Antes de abordar a subida (havia que sair do buraco, afinal tinha descido dos 870 para os 250 metros) fiz a margem poente até ao túnel que controla a quota da lagoa e que descarrega, os seus caudalosos excessos, do outro lado da montanha. Trata-se de uma espécie de must turístico e serviu de aquecimento para a abordagem à subida pelo asfalto em direcção a Mosteiros e que conduz ao trilho da Vista de Rei, a réplica sul da cumeada que efectuei anteriormente e que tem vistas diferentes, belas sem dúvida, mas sem o dramatismo paisagístico a outrance do Norte. Finalmente na Vista do Rei com o folclore turístico habitual cumpri também o ritual das fotos da praxe.

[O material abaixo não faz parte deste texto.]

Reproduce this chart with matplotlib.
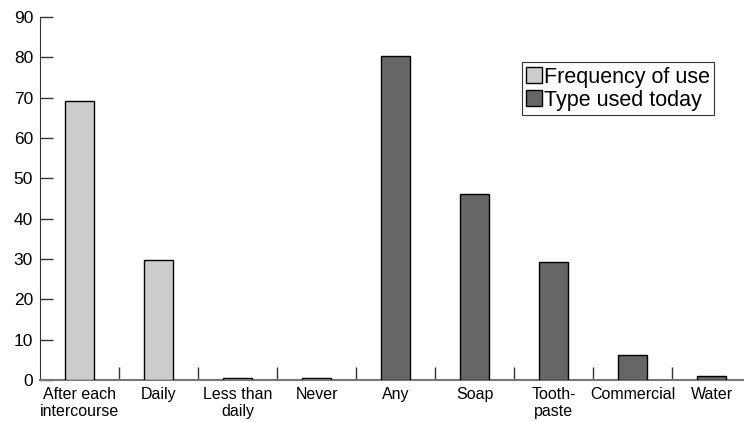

Aqui chegado equacionei duas hipóteses: descer pelo rápido trilho que se internava num novo bosque de criptomérias, contornar a Caldeira Seca, por Sul, pelo trilho do cemitério, regressar às Sete Cidades e subir o asfalto pela Lagoa de Santiago de novo em direcção à Vista de Rei ou, alternativamente, fechar logo o círculo da cumeada e seguir subindo em direcção à Lagoa do Canário e ao PR 5 SMI que se internava pela Serra Devassa em quotas superiores aos 800 metros.
Optei pela segunda - erradamente, admito-o agora. O trilho da Serra Devassa deixou de ser ciclável a partir de dada altura pelo que ingloriamente tive de recuar perdendo a oportunidade de regressar às Sete Cidades. Tampouco a visita à Lagoa do Canário foi possível pois só a partir de Maio o parque está aberta ao público.
Restou regressar pelo mesmo caminho de ida. As rampas anteriormente ascendentes são agora rápidas descidas. Numa delas, com a visibilidade bem assegurada, soltei os travões e o conjunto rolou livremente alcançando o expressivo registo de 72 kms./h! Até Ponta Delgada fiz um desvio até Capelas e segui pela ER 4 mas, perante a intensidade de tráfego e do estilo de condução rapidamente retomei a tranquila estradeca dos Arrifes para chegar a Ponta Delgada.
Aí aproveitei para ir até ao centro e restaurar na esplanada que fica frente à Sé.
No final mais de 80 kms. sendo que, metade, corresponderam a ascensões de respeito.
A vontade de regressar é grande, aguardo apenas nova oportunidade.